Over Christmas, I made a long trip to Lagos. It’s one of my favourite cities in the world and I’ve been countless times, but this time was different. In recent years, I have come to realise how much action needs to be taken over the climate crisis.
The work of Greta Thunberg and others have made me feel acutely aware of my contributions to the environment – both positive and negative – as well as the larger issues. So when I went to Nigeria, it felt like my eyes had been opened.
Never had I been so aware of the plastic filling the drains, sewers and Lagos Lagoon; of the pollution so thick it made my eyes water and my breath short; of the diesel-guzzling generators upon which millions of Nigerians rely due to the country’s intermittent electricity; of the chauffeurs that drive the upper classes the shortest of distances.
That is not to say there isn’t important work going on. Climate activists such as Oladosu Adenike – who has worked with Greta – deserve praise. But there is a lot of work to be done.
My trip made me think of all the green initiatives being pursued in the UK. Compared to the dismal scenes I was seeing in Lagos, bike-to-work schemes suddenly felt futile.
It’s no secret that western countries and superpowers like China are the global leaders when it comes to CO2 emissions. Nations like the UK need to be leading the way and we must be sure we are doing all we can before trying to lecture anyone else. However, it’s now clear to me that if we’re serious about saving the planet there must be consolidated thinking with every nation – particularly developing ones.
These nations are currently building generational-lasting infrastructure and have a unique opportunity to make these projects green from the offset. Unlike developed nations who are desperately trying to reverse age-old systems and habits to be more planet-friendly.
There are some existing initiatives in countries like Nigeria to help preserve and protect their environment. Lagos Assembly member Ibrahim Ajani Owolabi says the local government in Africa’s second most populous city is not ignorant to the fact that the environment is a growing cause for concern.
“We have youth empowerment programmes that now teach people how to turn plastic waste into things like playground equipment, school benches and chairs, roofing tiles, floor tiles.” he says.
Owolabi also cites a programme he’s spearheading in his local constituency called “Light Your Adugbo”. Adugbo means neighbourhood in Yoruba. Gases from the melting of plastic – which would be burnt anyway – can be stored and used to power generators. A staple part of many Lagos homes as a power source, but nevertheless a source of pollution.
These initiatives are a start but on a federal level and an international level the dots must join.
A 2019 study published in the journal Nature Communications found 300 million people globally currently live in areas where by 2050 an annual flood will be expected. Places like Bangladesh, India and Thailand are the most vulnerable nations.

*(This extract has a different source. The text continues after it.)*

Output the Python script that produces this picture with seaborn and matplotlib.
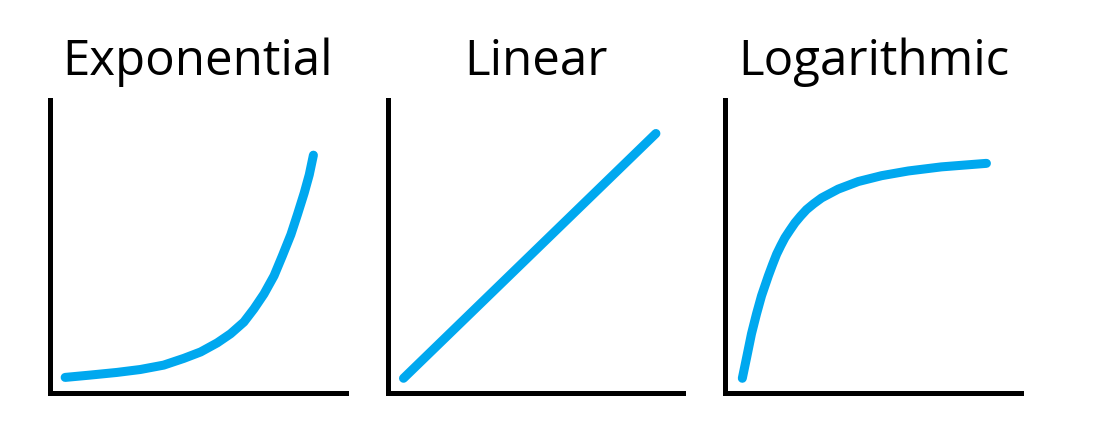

Other developing countries like Nigeria must take the climate crisis seriously. Its 850km coastline is already feeling the effects of coastal erosion, particularly in parts of Lagos on the island that is prone to flooding during the rainy season.
Olive Emodi is an ambassador for End Single Use Plastic NG, an initiative that does what it says on the tin by lobbying government and educating as many ordinary people it encounters about the cause. “We are already in a critical state with the extreme weather conditions; the rains are lasting longer than they should and our streets are getting flooded,” she says.
“Plastic is constantly blocking our drains and we may be in for some more flooding and displacement of people from their homes.”
This means action needs to be taken immediately. It begins with education about personal responsibility, such as not taking five plastic bags for 10 items while out grocery shopping. But it’s also the responsibility of governments around the world to unify and put pressure on big business to be more environmentally friendly.
Emodi says there is still hope for cities like Lagos which has an estimated 21 million people in an area about three-quarters the size of London. But if people in power do not act swiftly there is an existential threat as the population continues to increase and more single-use plastic is consumed.
“This will lead to more floods that will lead to more displaced persons, more consumption of plastic in our food and water and even more deaths,” she says.
Political will must be conjured up to continuously share information and innovative ideas on how to be more green among different nations.
Developed countries are beginning to wake up from their sleepwalk into an environmental crisis. They have a duty to make sure their developing counterparts aren’t left behind in this race against time.